Data Tenaga Kerja AS Buruk, Wall Street Dibuka Fluktuatif

Jakarta, CNBC Indonesia - Bursa saham Amerika Serikat (AS) dibuka menguat tipis pada perdagangan Jumat (10/01/2020) di tengah rilis data tenaga kerja yang lebih lemah dari ekspektasi.
Indeks Dow Jones Industrial Average hanya naik 3 poin pada pembukaan perdagangan pukul 08:30 waktu setempat (21:30 WIB), tetapi berbalik minus 11,5 poin (-0,04%) ke 28.945,4 selang 20 menit kemudian. Indeks Nasdaq masih naik 6,95 poin (0,08%) ke 9.210,34 dan S&P 500 bertambah 1,23 poin (0,04%) ke 3.275,96.
Saham layanan kesehatan dan utilitas menjadi pendorong kenaikan di Indeks S&P 500, masing-masing menguat sebesar 0,4%.
Departemen Tenaga Kerja AS melaporkan sepanjang Desember negeri Sam ini menyerap 145.000 pekerja di luar sektor pertanian (non-farm payroll). Jumlah tersebut jauh lebih rendah dari bulan sebelumnya sebanyak 256.000 tenaga kerja, dan di bawah ekspektasi pasar 160.000.
Rata-rata upah per jam juga mengecewakan, hanya naik 0,1% month-on-month (MoM), lebih rendah dari kenaikan bulan sebelumnya 0,3%. Secara tahunan, kenaikan hanya setara 2,9%, di bawah ekspektasi sebesar 3,1%. Rendahnya kenaikan upah menekan daya beli masyarakat.
"Laporan tenaga kerja Desember sedikit lebih rendah dari ekspektasi tapi tak cukup membuat pasar dilanda kekhawatiran besar terkait barang konsumsi dan kesehatan ekonomi secara umum," tutur Alec Young, Direktur FTSE Russell, sebagaimana dikutip CNBC International.
Bursa saham menyentuh rekor tertinggi pada Kamis, menyusul meredanya tensi antara Iran dan AS. Sepanjang pekan itu, indeks S&P 500 sudah naik 1,2% dan Dow Jones serta Nasdaq naik masing-masing 1,1% dan 2%.

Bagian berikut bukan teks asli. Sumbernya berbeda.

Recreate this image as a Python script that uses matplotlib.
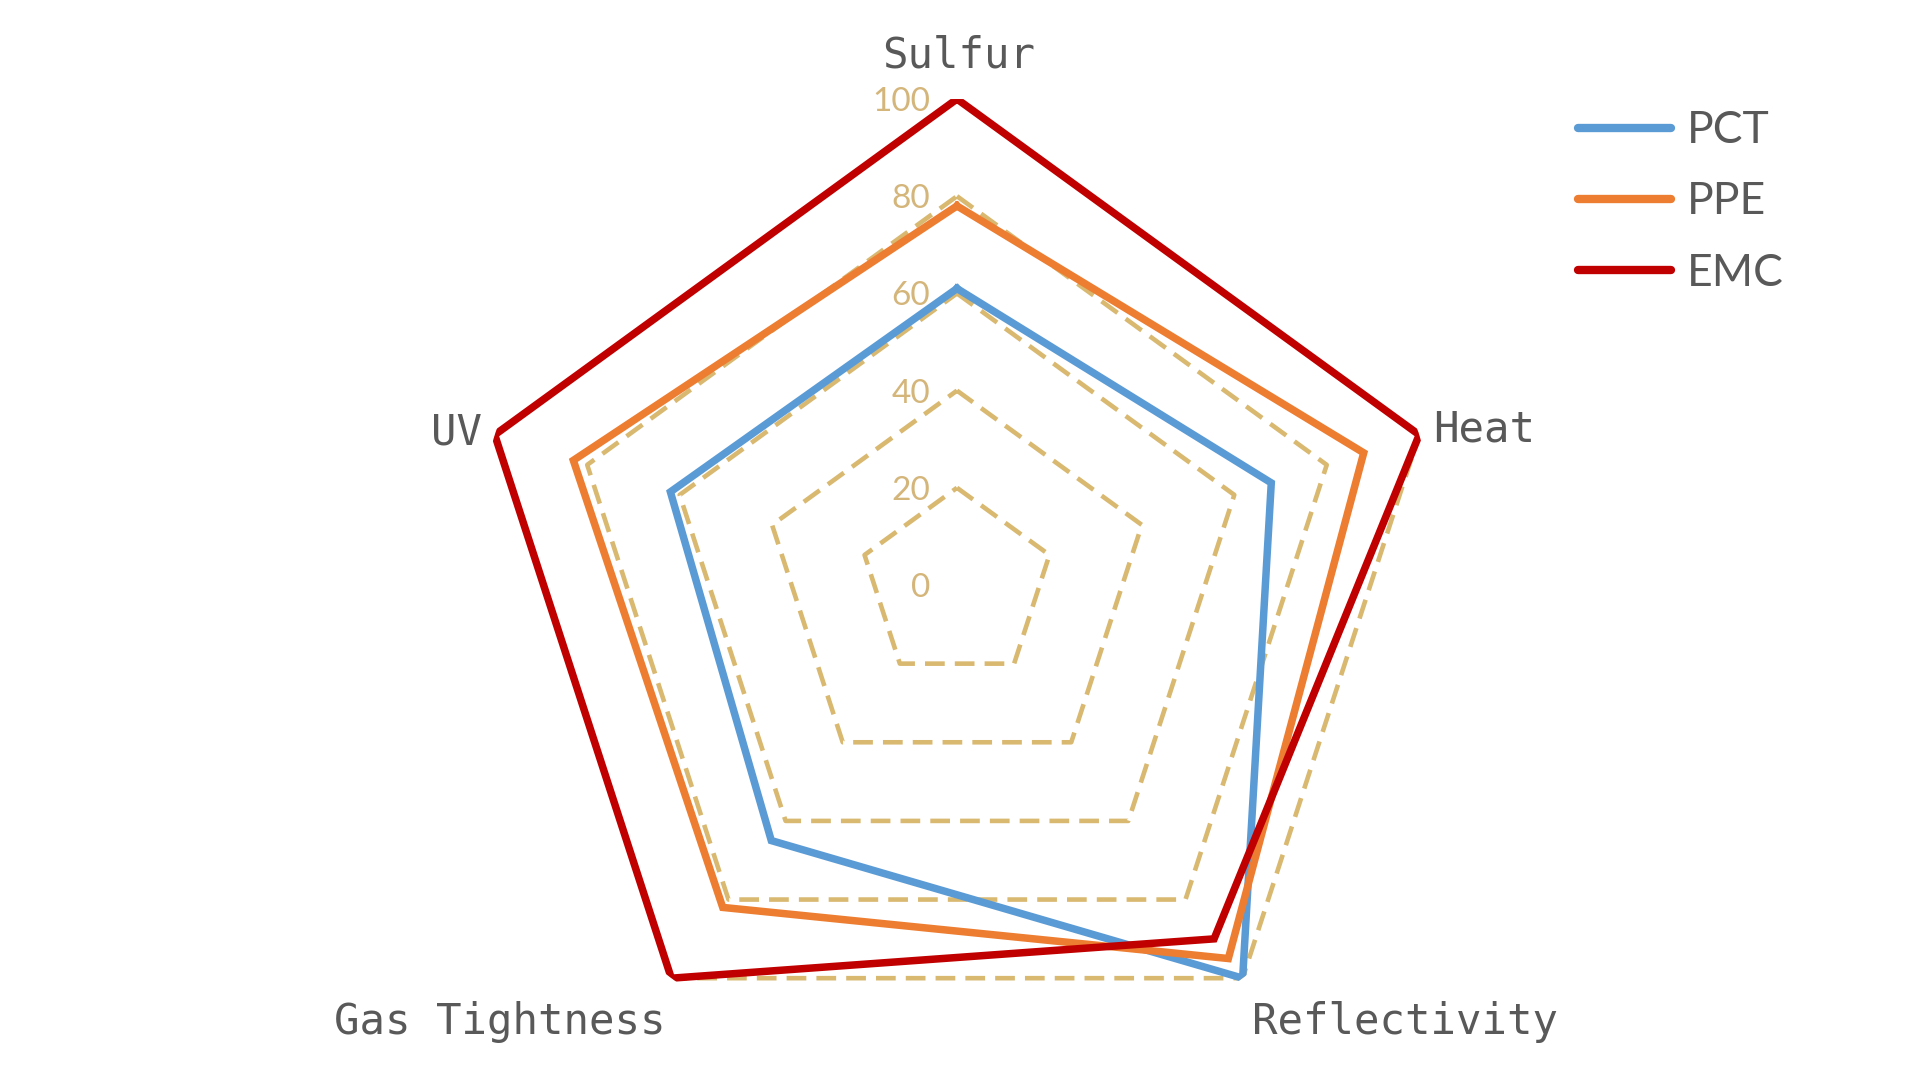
import numpy as np
import matplotlib
matplotlib.use("Agg")
import matplotlib.pyplot as plt
from matplotlib.transforms import offset_copy

categories = ["Sulfur", "Heat", "Reflectivity", "Gas Tightness", "UV"]
series_names = ["PCT", "PPE", "EMC"]
pct = [61, 68, 100, 65, 62]
ppe = [78, 88, 95, 82, 83]
emc = [100, 100, 90, 100, 100]
ring_levels = [20, 40, 60, 80, 100]
tick_labels = ["0", "20", "40", "60", "80", "100"]
tick_values = [0, 20, 40, 60, 80, 100]

colors = ["#5B9BD5", "#ED7D31", "#C00000"]
grid_color = "#D9B870"
tick_color = "#D4B57A"
text_color = "#595959"

fig = plt.figure(figsize=(19.2, 10.8), dpi=100)
ax = fig.add_axes([0.2453, 0.00833, 0.50625, 0.9], projection="polar")
ax.set_theta_zero_location("N")
ax.set_theta_direction(-1)
ax.set_ylim(0, 100)
ax.grid(False)
ax.spines["polar"].set_visible(False)
ax.set_xticks([])
ax.set_yticks([])
ax.patch.set_alpha(0)

n = len(categories)
theta = np.linspace(0, 2 * np.pi, n, endpoint=False)
theta_c = np.append(theta, theta[0])

# dashed pentagon rings
for lv in ring_levels:
    ax.plot(theta_c, [lv] * (n + 1), color=grid_color, lw=3.3,
            linestyle=(0, (4.3, 2.2)), zorder=1)

# tick labels
for v, lab in zip(tick_values, tick_labels):
    tr = offset_copy(ax.transData, fig=fig, x=-27, y=-3, units="dots")
    ax.text(0, v, lab, transform=tr, ha="right", va="center",
            fontsize=24, color=tick_color, family="Lato", zorder=2)

# data lines
for name, vals, c in zip(series_names, [pct, ppe, emc], colors):
    v = list(vals) + [vals[0]]
    ax.plot(theta_c, v, color=c, lw=5.4, solid_joinstyle="miter",
            label=name, zorder=3)

# category labels
label_offsets = [
    (2, 44, "center"),
    (14, 5, "left"),
    (9, -44, "left"),
    (-6, -44, "right"),
    (-13, 2, "right"),
]
for t, lab, (dx, dy, ha) in zip(theta, categories, label_offsets):
    tr = offset_copy(ax.transData, fig=fig, x=dx, y=dy, units="dots")
    ax.text(t, 100, lab, transform=tr, ha=ha, va="center",
            fontsize=30.5, color=text_color, family="DejaVu Sans Mono")

leg = fig.legend(loc="upper left", bbox_to_anchor=(1578 / 1920, 0.898),
                 frameon=False, borderaxespad=0, borderpad=0,
                 handlelength=2.1, handletextpad=0.34, labelspacing=0.68,
                 prop={"family": "Lato", "size": 32})
for t in leg.get_texts():
    t.set_color(text_color)
for h in leg.get_lines():
    h.set_solid_capstyle("round")
    h.set_linewidth(6.0)

fig.savefig("out.png", dpi=100, facecolor="white")
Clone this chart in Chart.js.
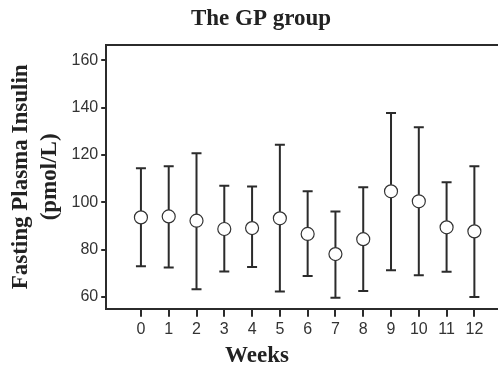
<!DOCTYPE html>
<html>
<head>
<meta charset="utf-8">
<script src="https://cdn.jsdelivr.net/npm/chart.js@4.4.1/dist/chart.umd.min.js"></script>
<style>
  html, body { margin: 0; padding: 0; background: #fff; }
  #wrap { width: 498px; height: 373px; }
</style>
</head>
<body>
<div id="wrap"><canvas id="myChart"></canvas></div>
<script>
// DATA
const weeks = [0, 1, 2, 3, 4, 5, 6, 7, 8, 9, 10, 11, 12]
const means = [93.6, 94.0, 92.2, 88.7, 89.1, 93.2, 86.6, 78.1, 84.4, 104.6, 100.4, 89.4, 87.7]
const upper = [114.4, 115.2, 120.7, 107.0, 106.6, 124.3, 104.6, 96.1, 106.3, 137.7, 131.7, 108.4, 115.2]
const lower = [73.0, 72.4, 63.3, 70.7, 72.7, 62.3, 68.9, 59.7, 62.5, 71.3, 69.2, 70.6, 60.0]
const yTicks = [60, 80, 100, 120, 140, 160]

const INK = '#2b2b2b'
const SERIF = '"Liberation Serif", "Times New Roman", serif'
const SANS = '"Liberation Sans", Arial, sans-serif'

// error bars drawn through the scales, under the circles
const errorBars = {
  id: 'errorBars',
  beforeDatasetsDraw(chart) {
    const ctx = chart.ctx
    const xs = chart.scales.x
    const ys = chart.scales.y
    ctx.save()
    ctx.strokeStyle = INK
    ctx.lineWidth = 2
    weeks.forEach((w, i) => {
      const x = xs.getPixelForValue(w)
      const yt = ys.getPixelForValue(upper[i])
      const yb = ys.getPixelForValue(lower[i])
      ctx.beginPath()
      ctx.moveTo(x, yt); ctx.lineTo(x, yb)
      ctx.moveTo(x - 5, yt); ctx.lineTo(x + 5, yt)
      ctx.moveTo(x - 5, yb); ctx.lineTo(x + 5, yb)
      ctx.stroke()
    })
    ctx.restore()
  }
}

// top frame line + chart title + x axis title
const decor = {
  id: 'decor',
  afterDraw(chart) {
    const ctx = chart.ctx
    const a = chart.chartArea
    ctx.save()
    ctx.strokeStyle = INK
    ctx.lineWidth = 2
    ctx.beginPath()
    ctx.moveTo(a.left - 1, a.top); ctx.lineTo(a.right, a.top)
    ctx.stroke()
    ctx.fillStyle = '#222'
    ctx.textAlign = 'center'
    ctx.textBaseline = 'middle'
    ctx.font = 'bold 23px ' + SERIF
    ctx.fillText('The GP group', 261, 19)
    ctx.fillText('Weeks', 257, 356)
    ctx.restore()
  }
}

const chart = new Chart(document.getElementById('myChart'), {
  type: 'scatter',
  data: {
    datasets: [{
      data: weeks.map((w, i) => ({ x: w, y: means[i] })),
      pointStyle: 'circle',
      pointRadius: 6.5,
      pointHoverRadius: 6.5,
      pointBorderWidth: 1.2,
      borderColor: '#333',
      backgroundColor: '#fff',
      showLine: false
    }]
  },
  options: {
    responsive: true,
    maintainAspectRatio: false,
    animation: false,
    events: [],
    layout: { autoPadding: false, padding: { left: 3, right: 0, top: 45, bottom: 31 } },
    plugins: {
      legend: { display: false },
      tooltip: { enabled: false },
      title: { display: false }
    },
    scales: {
      x: {
        type: 'linear',
        min: -1.25,
        max: 12.85,
        afterBuildTicks: s => { s.ticks = weeks.map(v => ({ value: v })) },
        afterFit: s => { s.paddingRight = 0; s.paddingLeft = 0 },
        grid: { display: true, drawOnChartArea: false, tickLength: 8, color: INK, lineWidth: 2 },
        border: { display: true, color: INK, width: 2 },
        ticks: { color: '#333', font: { family: SANS, size: 16 }, padding: 3, maxRotation: 0 }
      },
      y: {
        min: 55,
        max: 166.4,
        afterBuildTicks: s => { s.ticks = yTicks.map(v => ({ value: v })) },
        grid: { display: true, drawOnChartArea: false, tickLength: 5, color: INK, lineWidth: 2 },
        border: { display: true, color: INK, width: 2 },
        ticks: { color: '#333', font: { family: SANS, size: 16 }, padding: 3 },
        title: {
          display: true,
          text: ['Fasting Plasma Insulin', '(pmol/L)'],
          color: '#222',
          font: { family: SERIF, size: 23, weight: 'bold', lineHeight: 1.25 },
          padding: { top: 4, bottom: 4 }
        }
      }
    }
  },
  plugins: [errorBars, decor]
})
</script>
</body>
</html>
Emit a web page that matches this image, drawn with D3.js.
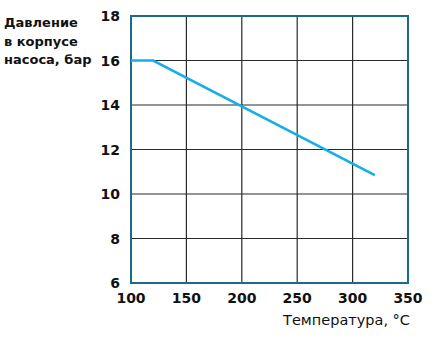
<!DOCTYPE html>
<html>
<head>
<meta charset="utf-8">
<script src="https://cdn.jsdelivr.net/npm/d3@7"></script>
<style>
  body { margin: 0; background: #fff; }
  svg text { font-family: "DejaVu Sans", Verdana, sans-serif; fill: #111; }
</style>
</head>
<body>
<div id="chart"></div>
<script>
// data
const temps = [100, 120, 320];
const pressures = [16, 16, 10.85];
const xTicks = [100, 150, 200, 250, 300, 350];
const yTicks = [6, 8, 10, 12, 14, 16, 18];
const yTitleLines = ["Давление", "в корпусе", "насоса, бар"];
const xTitle = "Температура, °C";

const margin = { top: 16, right: 28, bottom: 57, left: 131 };
const width = 436 - margin.left - margin.right;
const height = 340 - margin.top - margin.bottom;

const svg = d3.select("#chart").append("svg")
    .attr("width", 436)
    .attr("height", 340);

const g = svg.append("g")
    .attr("transform", `translate(${margin.left},${margin.top})`);

const x = d3.scaleLinear().domain([100, 350]).range([0, width]);
const y = d3.scaleLinear().domain([6, 18]).range([height, 0]);

// grid
g.append("g")
    .selectAll("line")
    .data(xTicks)
    .enter()
    .append("line")
    .attr("x1", d => x(d)).attr("x2", d => x(d))
    .attr("y1", 0).attr("y2", height)
    .attr("stroke", "#2a2a2a")
    .attr("stroke-width", 1.2);

g.append("g")
    .selectAll("line")
    .data(yTicks)
    .enter()
    .append("line")
    .attr("x1", 0).attr("x2", width)
    .attr("y1", d => y(d)).attr("y2", d => y(d))
    .attr("stroke", "#2a2a2a")
    .attr("stroke-width", 1.2);

// frame
g.append("rect")
    .attr("width", width)
    .attr("height", height)
    .attr("fill", "none")
    .attr("stroke", "#1c6a8e")
    .attr("stroke-width", 2);

// tick labels
g.append("g")
    .selectAll("text")
    .data(xTicks)
    .enter()
    .append("text")
    .attr("x", d => x(d))
    .attr("y", height + 20)
    .attr("text-anchor", "middle")
    .style("font-size", "14px")
    .style("font-weight", "bold")
    .text(d => d);

g.append("g")
    .selectAll("text")
    .data(yTicks)
    .enter()
    .append("text")
    .attr("x", -11)
    .attr("y", d => y(d) + 5)
    .attr("text-anchor", "end")
    .style("font-size", "14px")
    .style("font-weight", "bold")
    .text(d => d);

// line
g.append("path")
    .datum(temps.map((t, i) => ({ t, p: pressures[i] })))
    .attr("fill", "none")
    .attr("stroke", "#16aee8")
    .attr("stroke-width", 2.6)
    .attr("d", d3.line()
        .x(d => x(d.t))
        .y(d => y(d.p))
    );

// titles
svg.append("text")
    .attr("x", 4)
    .attr("y", 27)
    .style("font-size", "13px")
    .style("font-weight", "bold")
    .selectAll("tspan")
    .data(yTitleLines)
    .enter()
    .append("tspan")
    .attr("x", 4)
    .attr("dy", (d, i) => i === 0 ? 0 : 18.5)
    .text(d => d);

svg.append("text")
    .attr("x", 410)
    .attr("y", 325)
    .attr("text-anchor", "end")
    .style("font-size", "14.5px")
    .style("font-weight", "500")
    .text(xTitle);
</script>
</body>
</html>
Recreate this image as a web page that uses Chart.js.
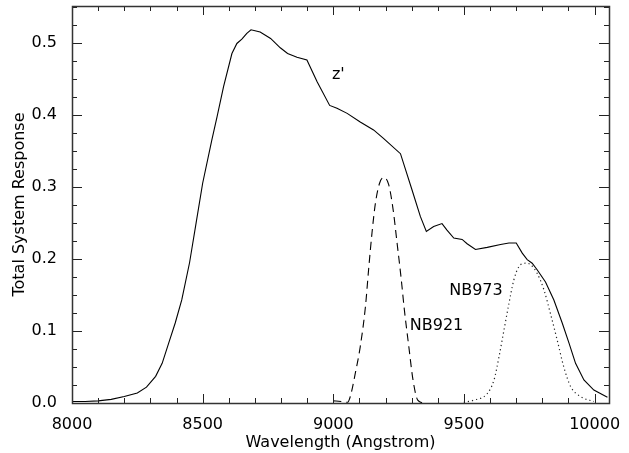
<!DOCTYPE html>
<html>
<head>
<meta charset="utf-8">
<script src="https://cdn.jsdelivr.net/npm/chart.js@4.4.0/dist/chart.umd.min.js"></script>
<style>
  body { margin: 0; background: #fff; }
  #box { width: 629px; height: 453px; }
</style>
</head>
<body>
<div id="box"><canvas id="myChart"></canvas></div>
<script>
// z' filter total response (wavelength in Angstrom)
const zWave = [8000, 8050, 8100, 8150, 8200, 8250, 8285, 8320, 8345, 8370, 8395, 8420, 8450, 8475, 8500, 8535,
    8555, 8580, 8612, 8631, 8650, 8669, 8685, 8720, 8760, 8797, 8825, 8861, 8899, 8938, 8986, 9014, 9053, 9103,
    9154, 9193, 9257, 9301, 9333, 9356, 9384, 9416, 9435, 9461, 9493, 9512, 9544, 9589, 9640, 9672, 9700, 9723,
    9742, 9761, 9780, 9812, 9844, 9876, 9902, 9927, 9959, 9997, 10049];
const zResp = [0.002, 0.002, 0.003, 0.005, 0.009, 0.014, 0.022, 0.037, 0.055, 0.083, 0.111, 0.143, 0.195, 0.250,
    0.305, 0.365, 0.397, 0.439, 0.485, 0.499, 0.505, 0.513, 0.518, 0.515, 0.506, 0.493, 0.485, 0.480, 0.476, 0.446,
    0.413, 0.409, 0.402, 0.390, 0.379, 0.367, 0.346, 0.296, 0.259, 0.238, 0.245, 0.249, 0.240, 0.229, 0.227, 0.221,
    0.213, 0.216, 0.220, 0.222, 0.222, 0.208, 0.199, 0.194, 0.185, 0.168, 0.143, 0.111, 0.083, 0.055, 0.032, 0.018,
    0.008];

// NB921 narrow band
const nb921Wave = [9000, 9030, 9055, 9065, 9084, 9103, 9123, 9135, 9148, 9161, 9177, 9193, 9212, 9229, 9244, 9259,
    9272, 9289, 9305, 9323, 9346];
const nb921Resp = [0.003, 0.002, 0.001, 0.009, 0.041, 0.078, 0.134, 0.185, 0.236, 0.277, 0.305, 0.313, 0.303, 0.268,
    0.222, 0.175, 0.129, 0.078, 0.032, 0.004, 0.0];

// NB973 narrow band
const nb973Wave = [9499, 9538, 9589, 9615, 9634, 9653, 9672, 9691, 9710, 9736, 9755, 9780, 9806, 9831, 9857, 9882,
    9908, 9946, 9997];
const nb973Resp = [0.001, 0.004, 0.013, 0.032, 0.064, 0.101, 0.138, 0.171, 0.189, 0.194, 0.192, 0.180, 0.157, 0.124,
    0.087, 0.050, 0.023, 0.009, 0.002];

// ticks and curve labels
const xTickValues = [8000, 8500, 9000, 9500, 10000];
const yTickValues = [0.0, 0.1, 0.2, 0.3, 0.4, 0.5];
const xMinorStep = 100, yMinorStep = 0.025;
const labelText = ["z'", 'NB921', 'NB973'];
const labelWave = [9019, 9395, 9546];
const labelResp = [0.455, 0.107, 0.155];

const xMin = 8000, xMax = 10055, yMin = 0, yMax = 0.551;
const fontName = "'DejaVu Sans', sans-serif";

function pairs(xs, ys) {
    return xs.map((w, i) => ({x: w, y: ys[i]}));
}

// IDL style box with inward ticks on all four sides, plus the curve labels
const boxTicks = {
    id: 'boxTicks',
    afterDatasetsDraw(chart) {
        const {ctx, chartArea: a, scales: {x, y}} = chart;
        ctx.save();
        ctx.strokeStyle = '#222';
        ctx.lineWidth = 1;
        ctx.beginPath();
        for (let i = 0; xMin + i * xMinorStep <= xMax; i++) {
            const w = xMin + i * xMinorStep;
            const px = Math.round(x.getPixelForValue(w)) + 0.5;
            const len = (i % 5 === 0) ? 9 : 5;
            ctx.moveTo(px, a.bottom); ctx.lineTo(px, a.bottom - len);
            ctx.moveTo(px, a.top); ctx.lineTo(px, a.top + len);
        }
        for (let i = 0; yMin + i * yMinorStep <= yMax; i++) {
            const v = yMin + i * yMinorStep;
            const py = Math.round(y.getPixelForValue(v)) + 0.5;
            const len = (i % 4 === 0) ? 10 : 5;
            ctx.moveTo(a.left, py); ctx.lineTo(a.left + len, py);
            ctx.moveTo(a.right, py); ctx.lineTo(a.right - len, py);
        }
        ctx.stroke();
        ctx.lineWidth = 1.5;
        ctx.strokeStyle = '#333';
        ctx.strokeRect(Math.round(a.left) + 0.5, Math.round(a.top) + 0.5,
            Math.round(a.right - a.left), Math.round(a.bottom - a.top));

        ctx.fillStyle = '#000';
        ctx.font = '16px ' + fontName;
        ctx.textAlign = 'center';
        ctx.textBaseline = 'middle';
        labelText.forEach((t, i) => {
            ctx.fillText(t, x.getPixelForValue(labelWave[i]), y.getPixelForValue(labelResp[i]));
        });
        ctx.restore();
    }
};

const ctx = document.getElementById('myChart').getContext('2d');

const myChart = new Chart(ctx, {
    type: 'line',
    data: {
        datasets: [
            {label: "z'", data: pairs(zWave, zResp), borderColor: '#000', borderWidth: 1.1},
            {label: 'NB921', data: pairs(nb921Wave, nb921Resp), borderColor: '#000', borderWidth: 1.1,
                borderDash: [8, 5], cubicInterpolationMode: 'monotone'},
            {label: 'NB973', data: pairs(nb973Wave, nb973Resp), borderColor: '#222', borderWidth: 1.2,
                borderDash: [1.2, 3], cubicInterpolationMode: 'monotone'}
        ]
    },
    options: {
        responsive: true,
        maintainAspectRatio: false,
        animation: false,
        elements: {point: {radius: 0}, line: {tension: 0}},
        layout: {padding: {top: 6, right: 20, left: 0, bottom: 0}},
        plugins: {legend: {display: false}, tooltip: {enabled: false}},
        scales: {
            x: {
                type: 'linear',
                min: xMin,
                max: xMax,
                grid: {display: false},
                border: {display: false},
                afterBuildTicks: s => { s.ticks = xTickValues.map(v => ({value: v})); },
                afterFit: s => { s.height = 50; s.paddingLeft = 0; s.paddingRight = 0; },
                ticks: {
                    autoSkip: false,
                    maxRotation: 0,
                    padding: 4,
                    color: '#000',
                    font: {family: fontName, size: 16},
                    callback: v => String(v)
                },
                title: {
                    display: true,
                    text: 'Wavelength (Angstrom)',
                    color: '#000',
                    font: {family: fontName, size: 16},
                    padding: {top: 0, bottom: 1}
                }
            },
            y: {
                type: 'linear',
                min: yMin,
                max: yMax,
                grid: {display: false},
                border: {display: false},
                afterBuildTicks: s => { s.ticks = yTickValues.map(v => ({value: v})); },
                afterFit: s => { s.width = 72; s.paddingTop = 0; s.paddingBottom = 0; },
                ticks: {
                    autoSkip: false,
                    padding: 7,
                    color: '#000',
                    font: {family: fontName, size: 16},
                    callback: v => v.toFixed(1)
                },
                title: {
                    display: true,
                    text: 'Total System Response',
                    color: '#000',
                    font: {family: fontName, size: 16},
                    padding: {top: 10, bottom: 0}
                }
            }
        }
    },
    plugins: [boxTicks]
});
</script>
</body>
</html>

Dow Jones sempat menguat a 200 poin pada Senin, tetapi kembali surut sebesar 100 poin sehari kemudian karena ketidakpastian seputar konflik AS dan Iran. Pada Rabu, Presiden AS Donald Trump mengklaim Iran sudah "mundur" setelah serangan atas pangkalan militer AS.
Wall Street juga riang karena optimisme penandatanganan kesepakatan dagang fase pertama antara AS dan China, setelah selama dua tahun saling mengenakan tarif tinggi.